Six Months to a Wooden 3D Printer That Stays Square
Content creator Mitsu Makes spent six months building a wooden 3D printer frame to see if timber could match metal’s precision demands. Starting with thick solid wood, he CNC-cut frame pieces, then hand-sanded them for seven hours to get tight, flex-free fits. Conventional wood glue, not screws, held the main structure while clamps kept everything square during a multi-day cure. Thin sections around 3 mm thick gained strength from laser-cut steel backing plates at linear rail mounting points, turning the hybrid frame into a stiff assembly. The motion system uses a cross-gantry with two stepper motors for X and Y and a third stepper driving 150 mm Z leadscrews, giving 110 mm of travel and automatic bed tramming. According to Techeblog’s report on Mitsu’s build, the wood frame “helps to dampen vibrations, which is far superior to your average metal frame.”
Electronics and Toolhead: Modern Hardware in a Wooden Shell
While the frame is wood, the wooden 3D printer’s internals are fully modern. Mitsu chose a BigTreeTech Manta M8P controller running Klipper, a firmware stack popular in high-end CoreXY printer build communities for its fast control loops and flexible tuning. Clean wiring, auto homing, Z tilt adjustment, and complete bed mesh probing give the machine the same quality-of-life features found in many commercial printers. On the toolhead, he adapted an Annex Engineering K3 carriage and combined it with a Dragon UHF hot end and a Sherpa Mini extruder to handle high flow rates. A Beacon RevH probe enables accurate bed mapping despite the non-metal frame. Initial tests with a Voron calibration cube showed promising dimensional accuracy, and subsequent tuning improved results further. The outcome is a DIY 3D printer frame that feels custom and experimental, yet behaves like a polished, quiet workhorse in daily use.
Encore: A CoreXY Printer Built From Its Own Medium
Where Mitsu used wood, Alex Yu’s Encore project leans fully into 3D printed frame materials. Encore is a compact CoreXY printer build whose outer shell is made from printed panels only 1.5 mm thick. Once welded together, these panels form a strong monocoque-style shell. Horizontal axes mount directly to the side panels, meaning there is no internal aluminum frame at all. Every structural component fits on a typical 225 mm build plate, so any capable desktop printer can fabricate the parts.
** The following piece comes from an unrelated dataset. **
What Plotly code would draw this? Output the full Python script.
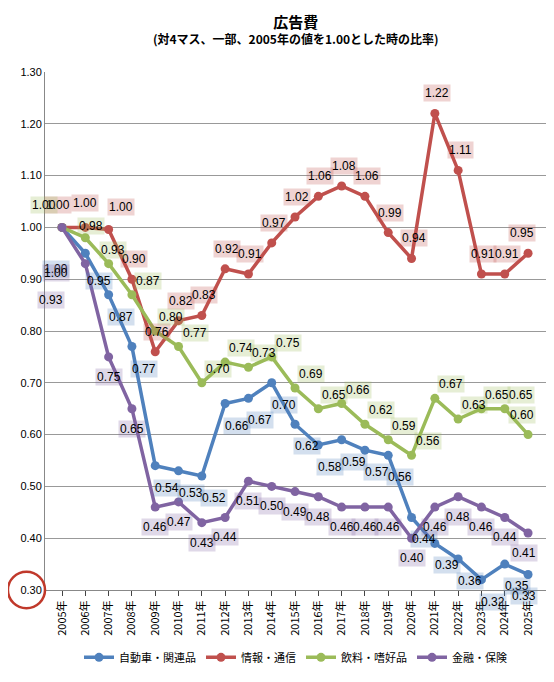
import plotly.graph_objects as go

years = [f"{y}年" for y in range(2005, 2026)]
auto = [1.00, 0.95, 0.87, 0.77, 0.54, 0.53, 0.52, 0.66, 0.67, 0.70, 0.62, 0.58, 0.59, 0.57, 0.56, 0.44, 0.39, 0.36, 0.32, 0.35, 0.33]
info = [1.00, 1.00, 0.996, 0.90, 0.76, 0.82, 0.83, 0.92, 0.91, 0.97, 1.02, 1.06, 1.08, 1.06, 0.99, 0.94, 1.22, 1.11, 0.91, 0.91, 0.95]
drink = [1.00, 0.98, 0.93, 0.87, 0.80, 0.77, 0.70, 0.74, 0.73, 0.75, 0.69, 0.65, 0.66, 0.62, 0.59, 0.56, 0.67, 0.63, 0.65, 0.65, 0.60]
fin = [1.00, 0.93, 0.75, 0.65, 0.46, 0.47, 0.43, 0.44, 0.51, 0.50, 0.49, 0.48, 0.46, 0.46, 0.46, 0.40, 0.46, 0.48, 0.46, 0.44, 0.41]

series = [
    ("自動車・関連品", auto, "#4f81bd", "rgba(79,129,189,0.25)", 12, -22),
    ("情報・通信", info, "#c0504d", "rgba(192,80,77,0.25)", 2, 20),
    ("飲料・嗜好品", drink, "#9bbb59", "rgba(155,187,89,0.25)", 16, 14),
    ("金融・保険", fin, "#8064a2", "rgba(128,100,162,0.25)", 0, -20),
]
# label shifts for crowded points (index -> (dx, dy))
label_shift = {
    "自動車・関連品": {0: (-6, -42), 1: (14, -28), 20: (-4, -22)},
    "情報・通信": {0: (-4, 22), 1: (0, 24), 2: (12, 22), 20: (-6, 20)},
    "飲料・嗜好品": {0: (-18, 22), 1: (6, 12), 2: (4, 14), 20: (-6, 20)},
    "金融・保険": {0: (-6, -46), 1: (-34, -36), 20: (-4, -20)},
}

fig = go.Figure()
annots = []
for name, vals, col, bg, dx, dy in series:
    fig.add_trace(go.Scatter(
        x=years, y=vals, name=name, mode="lines+markers",
        line=dict(color=col, width=3.5),
        marker=dict(size=9, color=col),
    ))
    for i, (x, v) in enumerate(zip(years, vals)):
        sx, sy = label_shift[name].get(i, (dx, dy))
        annots.append(dict(
            x=x, y=v, text=f"{v:.2f}", showarrow=False,
            xshift=sx, yshift=sy, bgcolor=bg,
            font=dict(size=12, color="black", family="Liberation Sans"),
        ))

annots.append(dict(
    x=0.5, y=1.045, xref="paper", yref="paper", showarrow=False, yanchor="bottom",
    text="<b><span style='font-size:15px'>広告費</span></b><br><b>(対4マス、一部、2005年の値を1.00とした時の比率)</b>",
    font=dict(size=12, family="Noto Sans CJK JP"),
))

fig.update_layout(
    width=546, height=674,
    paper_bgcolor="white", plot_bgcolor="white",
    margin=dict(l=37, r=8, t=64, b=92),
    font=dict(family="Noto Sans CJK JP", size=11, color="black"),
    annotations=annots,
    showlegend=True,
    legend=dict(orientation="h", x=0.5, xanchor="center", y=-0.13, yanchor="middle",
                font=dict(size=11)),
    xaxis=dict(tickangle=-90, showgrid=False, showline=True, linecolor="#888",
               range=[-0.73, 20.77], ticks="outside", tickfont=dict(size=11), automargin=False),
    yaxis=dict(range=[0.3, 1.3], dtick=0.1, tickformat=".2f", showgrid=True,
               gridcolor="#999", showline=True, linecolor="#888", automargin=False,
               tickfont=dict(size=11, family="Liberation Sans")),
    shapes=[
        dict(type="circle", xref="paper", yref="paper", x0=-0.074, x1=0.0, y0=-0.035, y1=0.035,
             line=dict(color="#c0392b", width=2.5)),
    ],
)

fig.write_html("out.html")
The machine’s footprint is about 219 × 221 × 262 mm, with a 120 mm cube build volume that still suits practical parts and detailed prototypes. It uses MGN9C linear rails and a CoreXY belt layout for smooth motion, plus a Bambu-style hotend and a low-cost BMG-style extruder. Yu’s approach shows how a DIY 3D printer frame can be printed, assembled, and later re-printed as improvements appear.
Recursive Manufacturing and Lower Barriers for Makers
Encore highlights a key advantage of 3D printed frame materials: recursive manufacturing. Builders can print nearly all structural parts of a CoreXY printer build on an existing machine, then use the new printer to upgrade or duplicate parts again. Yu structured Encore as a modular system, with separate gantry, Z stage, and outer panels. That makes repairs or upgrades as simple as reprinting a module instead of rebuilding an entire frame. Mechanical issues identified during testing, such as insufficient hotend cooling and bed vibration at high speeds, were solved with design changes: stronger blowers, revised shrouds, extra side fans, and thicker 8 mm Z rods in place of 6 mm ones. These tweaks show that non-metal frames can hit high speeds without structural instability when paired with thoughtful engineering. Together with wooden builds, they argue that DIY 3D printer frames no longer need to be constrained by aluminum profiles.